#### Exercise materials
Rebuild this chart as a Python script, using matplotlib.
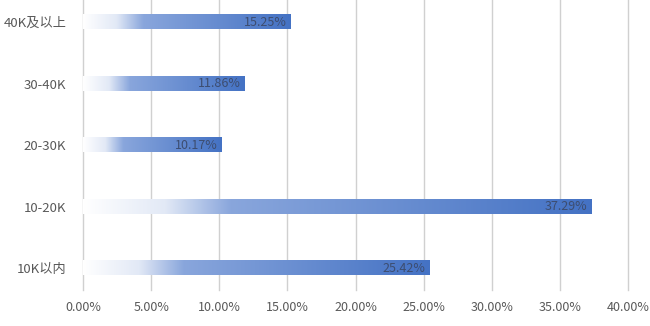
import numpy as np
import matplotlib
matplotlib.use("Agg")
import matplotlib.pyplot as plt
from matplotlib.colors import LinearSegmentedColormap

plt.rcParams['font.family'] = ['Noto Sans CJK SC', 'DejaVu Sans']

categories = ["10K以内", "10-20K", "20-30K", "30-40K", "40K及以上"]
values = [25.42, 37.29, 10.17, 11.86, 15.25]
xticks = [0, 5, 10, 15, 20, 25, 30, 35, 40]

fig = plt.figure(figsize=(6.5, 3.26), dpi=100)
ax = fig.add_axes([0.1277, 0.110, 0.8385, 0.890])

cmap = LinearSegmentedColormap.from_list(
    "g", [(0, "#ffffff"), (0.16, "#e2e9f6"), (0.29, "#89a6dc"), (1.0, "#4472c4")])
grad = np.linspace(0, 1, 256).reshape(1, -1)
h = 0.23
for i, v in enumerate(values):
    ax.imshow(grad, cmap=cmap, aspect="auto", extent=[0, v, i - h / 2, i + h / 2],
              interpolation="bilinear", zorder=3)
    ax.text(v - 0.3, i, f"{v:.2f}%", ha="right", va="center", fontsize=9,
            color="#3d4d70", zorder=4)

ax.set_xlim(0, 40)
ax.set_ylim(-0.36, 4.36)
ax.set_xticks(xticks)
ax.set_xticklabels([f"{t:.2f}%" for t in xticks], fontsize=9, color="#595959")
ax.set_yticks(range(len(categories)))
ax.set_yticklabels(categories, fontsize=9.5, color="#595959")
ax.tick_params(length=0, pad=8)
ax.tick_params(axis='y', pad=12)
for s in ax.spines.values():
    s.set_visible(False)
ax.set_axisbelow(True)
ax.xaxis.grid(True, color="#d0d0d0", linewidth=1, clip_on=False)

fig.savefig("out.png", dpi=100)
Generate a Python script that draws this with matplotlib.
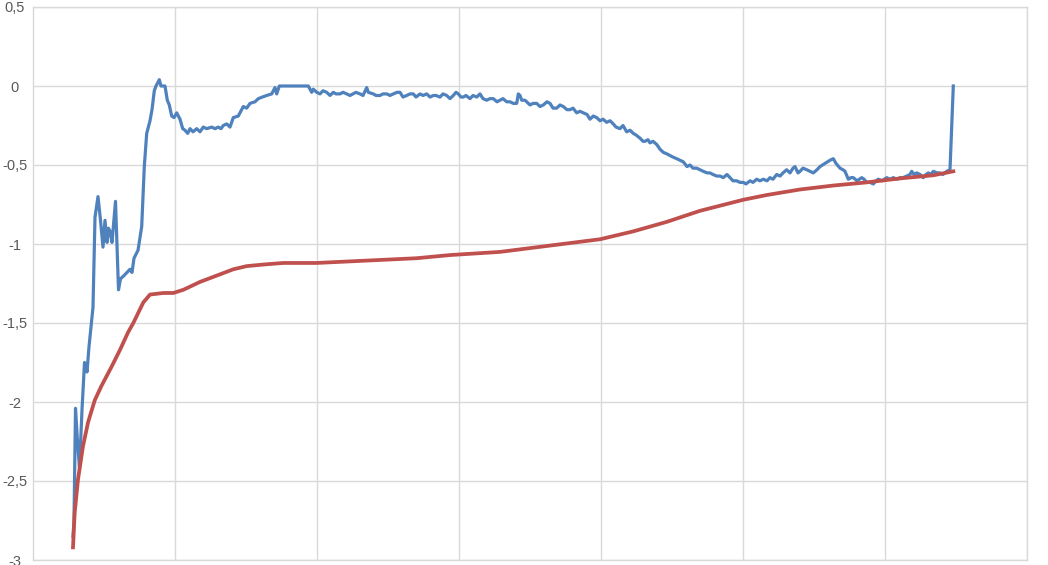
########
**Goal:**
Copy out all the records exactly, excluding pictures.

**Result for this exercise:**
Rebuild this chart as a Python script, using matplotlib.
import numpy as np
import matplotlib
matplotlib.use("Agg")
import matplotlib.pyplot as plt
from matplotlib.colors import LinearSegmentedColormap

plt.rcParams['font.family'] = ['Noto Sans CJK SC', 'DejaVu Sans']

categories = ["10K以内", "10-20K", "20-30K", "30-40K", "40K及以上"]
values = [25.42, 37.29, 10.17, 11.86, 15.25]
xticks = [0, 5, 10, 15, 20, 25, 30, 35, 40]

fig = plt.figure(figsize=(6.5, 3.26), dpi=100)
ax = fig.add_axes([0.1277, 0.110, 0.8385, 0.890])

cmap = LinearSegmentedColormap.from_list(
    "g", [(0, "#ffffff"), (0.16, "#e2e9f6"), (0.29, "#89a6dc"), (1.0, "#4472c4")])
grad = np.linspace(0, 1, 256).reshape(1, -1)
h = 0.23
for i, v in enumerate(values):
    ax.imshow(grad, cmap=cmap, aspect="auto", extent=[0, v, i - h / 2, i + h / 2],
              interpolation="bilinear", zorder=3)
    ax.text(v - 0.3, i, f"{v:.2f}%", ha="right", va="center", fontsize=9,
            color="#3d4d70", zorder=4)

ax.set_xlim(0, 40)
ax.set_ylim(-0.36, 4.36)
ax.set_xticks(xticks)
ax.set_xticklabels([f"{t:.2f}%" for t in xticks], fontsize=9, color="#595959")
ax.set_yticks(range(len(categories)))
ax.set_yticklabels(categories, fontsize=9.5, color="#595959")
ax.tick_params(length=0, pad=8)
ax.tick_params(axis='y', pad=12)
for s in ax.spines.values():
    s.set_visible(False)
ax.set_axisbelow(True)
ax.xaxis.grid(True, color="#d0d0d0", linewidth=1, clip_on=False)

fig.savefig("out.png", dpi=100)
Generate a Python script that draws this with matplotlib.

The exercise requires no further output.